Moi, Claude
l’Empereur.
Une autre de mes remarques fortuites eut sur Caligula un effet inattendu. Quelqu’un ayant parlé par hasard de l’épilepsie, je racontai que les annales de Carthage faisaient d’Hannibal un épileptique, et qu’Alexandre et Jules César avaient été également sujets à ce mal mystérieux, qui semblait presque inévitablement lié au génie militaire. Caligula dressa l’oreille. Quelques jours plus tard il nous donnait en plein Sénat l’imitation parfaite d’une crise d’épilepsie, avec chute sur le sol, cris perçants, écume aux lèvres – de la mousse de savon, probablement.
Le peuple de Rome était encore assez heureux. Caligula donnait des représentations et des combats : il jetait de l’argent à la foule du haut de la tribune oratoire ou des fenêtres du palais. Peu lui importait, à elle, qu’il se mariât ou divorçât à son gré et mît à mort quelques courtisans. Caligula voulait voir toutes les places du théâtre ou du cirque occupées, et les couloirs combles ; aussi, les jours de spectacle, remettait-il tous les procès et suspendait-il tous les deuils, afin que personne n’eût d’excuse pour s’abstenir. Il avait fait aussi plusieurs innovations, comme de permettre d’apporter des coussins, de porter un chapeau de paille les jours de soleil et de venir pieds nus – même les sénateurs, qui étaient censés donner l’exemple de l’austérité.
Quand je pus enfin, pour la première fois depuis près d’un an, aller passer quelques jours à Capoue, la première question que me posa Calpurnia fut celle-ci :
— Combien reste-t-il des vingt millions, Claude, dans la cassette privée ?
— Moins de cinq, je pense. Il a construit des bateaux de plaisance en bois de cèdre, les a surchargés d’or, incrustés de pierreries, pourvus de bains et de jardins ; il a commencé soixante temples nouveaux et parle de creuser un canal à travers l’isthme de Corinthe. Il prend des bains de nard et d’huile de violettes. Il y a deux jours, il a donné vingt mille pièces d’or à Eutychus, le conducteur Vert Poireau, pour avoir gagné une course très disputée.

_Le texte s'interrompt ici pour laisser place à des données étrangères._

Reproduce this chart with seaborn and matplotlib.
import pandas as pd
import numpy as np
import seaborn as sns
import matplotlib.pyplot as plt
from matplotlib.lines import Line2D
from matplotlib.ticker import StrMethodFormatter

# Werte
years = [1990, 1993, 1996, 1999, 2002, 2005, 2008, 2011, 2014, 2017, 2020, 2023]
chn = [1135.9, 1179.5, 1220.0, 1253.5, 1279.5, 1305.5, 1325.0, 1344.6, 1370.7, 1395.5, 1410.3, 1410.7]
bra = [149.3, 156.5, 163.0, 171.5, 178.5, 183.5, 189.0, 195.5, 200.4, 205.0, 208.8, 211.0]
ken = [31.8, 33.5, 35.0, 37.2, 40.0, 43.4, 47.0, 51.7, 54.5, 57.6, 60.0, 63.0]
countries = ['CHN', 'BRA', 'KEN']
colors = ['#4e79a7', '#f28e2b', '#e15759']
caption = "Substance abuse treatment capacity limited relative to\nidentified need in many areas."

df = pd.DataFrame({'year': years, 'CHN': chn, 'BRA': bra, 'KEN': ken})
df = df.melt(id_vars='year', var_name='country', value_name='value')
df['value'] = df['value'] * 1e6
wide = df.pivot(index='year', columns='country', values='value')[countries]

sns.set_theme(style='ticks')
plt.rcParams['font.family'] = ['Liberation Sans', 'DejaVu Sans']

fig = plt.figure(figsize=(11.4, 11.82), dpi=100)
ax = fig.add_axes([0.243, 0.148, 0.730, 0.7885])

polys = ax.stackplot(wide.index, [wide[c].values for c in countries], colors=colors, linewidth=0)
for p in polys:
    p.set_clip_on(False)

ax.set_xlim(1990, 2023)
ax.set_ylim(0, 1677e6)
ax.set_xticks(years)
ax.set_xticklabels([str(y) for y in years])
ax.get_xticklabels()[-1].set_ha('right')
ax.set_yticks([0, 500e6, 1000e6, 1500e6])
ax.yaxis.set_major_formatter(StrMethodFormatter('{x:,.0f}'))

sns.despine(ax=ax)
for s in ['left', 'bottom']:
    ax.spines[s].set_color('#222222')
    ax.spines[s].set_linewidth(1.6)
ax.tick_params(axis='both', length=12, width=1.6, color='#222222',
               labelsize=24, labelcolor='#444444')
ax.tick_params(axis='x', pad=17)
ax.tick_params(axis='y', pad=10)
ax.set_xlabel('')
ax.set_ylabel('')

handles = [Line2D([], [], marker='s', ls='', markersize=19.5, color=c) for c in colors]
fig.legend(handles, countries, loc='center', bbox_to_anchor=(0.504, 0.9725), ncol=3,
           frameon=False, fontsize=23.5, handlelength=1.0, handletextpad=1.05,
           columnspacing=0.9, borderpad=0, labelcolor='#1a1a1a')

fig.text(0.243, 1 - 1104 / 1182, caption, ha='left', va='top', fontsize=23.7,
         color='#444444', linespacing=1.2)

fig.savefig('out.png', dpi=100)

— Le Vert Poireau gagne toujours ?
— Toujours. Ou presque. L’autre jour l’Écarlate est arrivé premier et le peuple l’a acclamé. On commençait à en avoir assez de voir toujours ce Vert Poireau. L’Empereur était furieux. Le lendemain le conducteur Écarlate et l’attelage vainqueur étaient morts. Empoisonnés. Ce n’est pas la première fois que cela arrive.
— L’an prochain, à pareille époque, les choses iront mal pour toi, mon pauvre Claude. À propos, veux-tu voir tes comptes ? Comme je te l’ai écrit, c’est une mauvaise année. Le bétail mort, les vols, l’incendie des meules de blé… Tu perds au moins deux mille pièces d’or.

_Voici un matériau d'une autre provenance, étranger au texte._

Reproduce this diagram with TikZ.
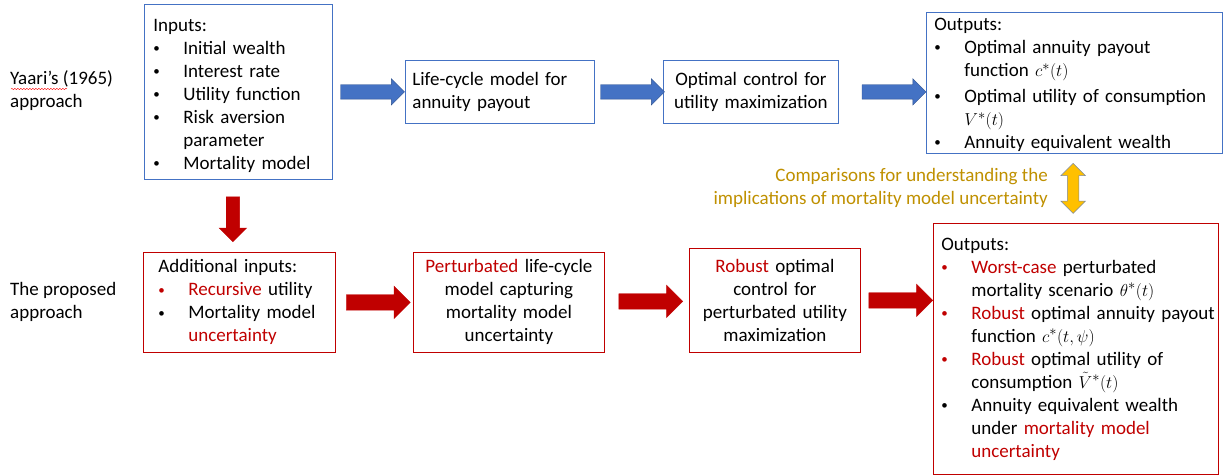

— Je n’y puis rien, répliquai-je. À vrai dire, en ce moment, je tremble plutôt pour ma vie que pour ma fortune.
— Te maltraite-t-on ?
— Oui. On se moque perpétuellement de moi – surtout l’Empereur.
— Que te fait-on ?
— Oh ! des farces. Des seaux d’eau suspendus au-dessus de ma porte ; des grenouilles dans mon lit, ou de dégoûtants mignons qui sentent la myrrhe. Tu connais mon horreur des grenouilles et des mignons. Si je viens à m’endormir après dîner on me bombarde de noyaux de dattes, on m’attache des souliers aux mains ou on me fait sonner l’avertisseur d’incendie dans les oreilles. Je n’ai jamais le temps de travailler. Si par hasard je m’y mets, on renverse l’encrier sur mon travail. Et on ne prend jamais au sérieux ce que je dis.
— Es-tu le seul souffre-douleur ?
— Le favori. L’officiel.
— Claude, tu as plus de chance que tu ne l’imagines. Garde ta place jalousement. Ne laisse personne te la prendre.
— Que veux-tu dire, enfant ?
— Je veux dire qu’on ne tue pas son souffre-douleur. On est cruel envers lui, on lui fait peur, on le dépouille – mais on ne le tue pas.
— Calpurnia, dis-je, tu es très intelligente. Maintenant écoute-moi : j’ai encore de l’argent ; je vais t’acheter une belle robe de soie, une boîte à cosmétiques en or, un singe apprivoisé et un paquet de tiges de cannelle.
Elle sourit.
— Je préférerais le cadeau en espèces. Combien avais-tu l’intention d’y mettre ?
— Environ sept cents.
— Très bien. Cela pourra servir un de ces jours. Merci, mon bon Claude.